Une position névralgique au sein de l’économie
Ces évolutions en disent long sur la position névralgique de ces entreprises. Leur poids boursier n’est évidemment pas le reflet de leur poids réel dans l’économie, du point de vue de l’emploi et du chiffre d’affaires ou même des profits qu’elles dégagent. Prises dans leur ensemble, elles mobilisent à peine plus d’un million d’emplois dans le monde. Cette déconnexion est encore plus vraie pour d’autres géants du Net, comme par exemple Netflix, Spotify ou Tesla. Et c’est finalement le nombre d’utilisateurs qui se comptent par milliards à travers la planète et qui confèrent un pouvoir de réseau et une position dominante qui s’auto-renforce avec le temps à quoi renvoient ces valorisations. Les cours incorporent ainsi une rente de monopole, et ce faisant, les investisseurs donnent à ces entreprises des moyens démesurés, quasi-illimités, qui consolident cette rente.
Alors même qu’avant la crise, le débat sur la nécessité d’une législation anti-trust commençait à monter en puissance, le choc sanitaire a sacré ces géants du privé à la tête de biens communs. Réseaux d’information et santé sont apparues come l’épine dorsale, pour ne pas dire le système nerveux vital du système productif. Grâce à elles, le capitalisme a évité l’embolie : le télétravail, la téléconférence, le e-commerce ont permis de contourner les obstacles physiques de la production. Et il est apparu au grand jour que la santé ne pouvait plus être considérée comme le parent pauvre d’une société qui prétend bâtir sa prospérité sur le capital humain.
Le jeu de concentration promu par les gestionnaires d’actifs
Tout cela corrobore ce que nous supputons depuis des années. L’économie de demain n’est pas en rupture avec le monde d’avant. Elle est son prolongement avec des superlatifs : hyper-digitalisée, hyper financiarisée, hyper-concentrée.
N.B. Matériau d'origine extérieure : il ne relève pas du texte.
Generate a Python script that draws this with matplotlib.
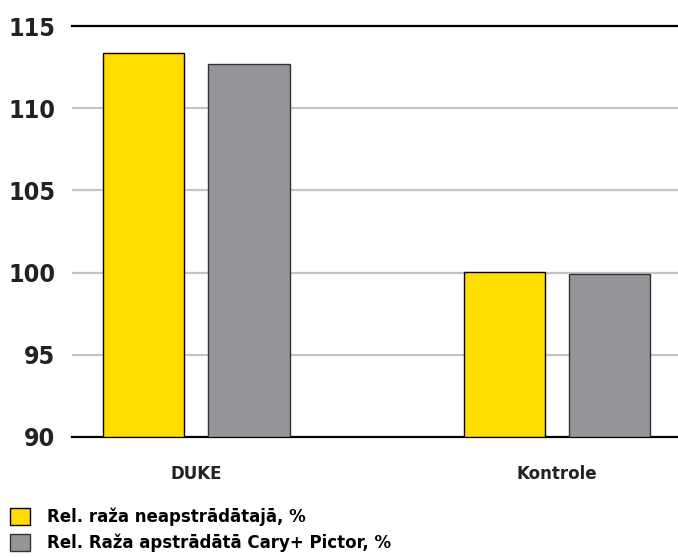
import numpy as np
import matplotlib
matplotlib.use("Agg")
import matplotlib.pyplot as plt
from matplotlib.patches import Patch

# data
categories = ["DUKE", "Kontrole"]
series_names = ["Rel. raža neapstrādātajā, %", "Rel. Raža apstrādātā Cary+ Pictor, %"]
untreated = [113.35, 100.05]
treated = [112.7, 99.9]
yticks = [90, 95, 100, 105, 110, 115]

yellow = "#FFDD00"
grey = "#939598"

plt.rcParams['font.family'] = ['DejaVu Sans']

fig = plt.figure(figsize=(6.78, 5.58), dpi=100)
ax = fig.add_axes([72 / 678, (558 - 437) / 558, 606 / 678, (437 - 26) / 558])

x = np.arange(len(categories))
w = 0.225
off = 0.146
ax.bar(x - off, np.array(untreated) - 90, w, bottom=90, color=yellow,
       edgecolor="black", linewidth=1.0, zorder=3)
ax.bar(x + off, np.array(treated) - 90, w, bottom=90, color=grey,
       edgecolor="#333333", linewidth=1.0, zorder=3)

ax.set_ylim(90, 115)
ax.set_xlim(-0.345, 1.336)
ax.set_yticks(yticks)
ax.set_yticklabels([str(t) for t in yticks], fontsize=18, fontweight="bold",
                   fontstretch="condensed", color="#222222")
ax.set_xticks(x)
ax.set_xticklabels(categories, fontsize=12, fontweight="bold", color="#222222")
ax.tick_params(axis="y", length=0, pad=12)
ax.tick_params(axis="x", length=0, pad=20)

# grid lines, black line at top and bottom
for t in yticks[1:-1]:
    ax.axhline(t, color="#c4c4c4", linewidth=1.6, zorder=1)
for s in ["left", "right"]:
    ax.spines[s].set_visible(False)
ax.spines["top"].set_linewidth(1.6)
ax.spines["bottom"].set_linewidth(1.6)

handles = [Patch(facecolor=yellow, edgecolor="black", linewidth=1.0),
           Patch(facecolor=grey, edgecolor="#333333", linewidth=1.0)]
fig.legend(handles, series_names, loc="upper left", bbox_to_anchor=(0.008, 0.1),
           frameon=False, prop={"size": 12, "weight": "bold"},
           handlelength=1.2, handleheight=1.2, handletextpad=1.0,
           labelspacing=0.45, borderpad=0.3, borderaxespad=0.0)

fig.savefig("out.png", dpi=100)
Rien ne semble arrêter le cours d’une histoire qui s’accélère choc après choc.
En arrière-plan, les fonds de gestion d’actifs géants, les Blackrock, Vanguarde, State Street qui sortent indemnes de la crise, apparaissent de plus en plus comme le pivot d’un système financier où les banques et la banque centrale ne sont plus que des pourvoyeurs de liquidité sans limite, pompant, purgeant et finalement portant le risque financier que les investisseurs refusent d’endosser. La concentration des gestionnaires d’actifs est telle, leur poids dans les grands secteurs de l’économie est tel, leur couverture au sein d’un même secteur est telle, détenant une part majoritaire à la fois des prédateurs et des cibles potentielles, qu’ils deviennent les premiers promoteurs d’un jeu de concentration qui a les Gafam ou les futurs géants de la tech pour pivot.
Cette histoire s’écrit sous nos yeux. Le mouvement de fusions-acquisitions reprendra de plus bel en sortie de crise, profitant de la dépréciation de certaines entreprises et s’organisant autour de celles qui se sont renforcées dans la crise. Et si le monde d’après semble encore plein d’incertitudes, ce volet-là de l’histoire voit son récit s’emballer.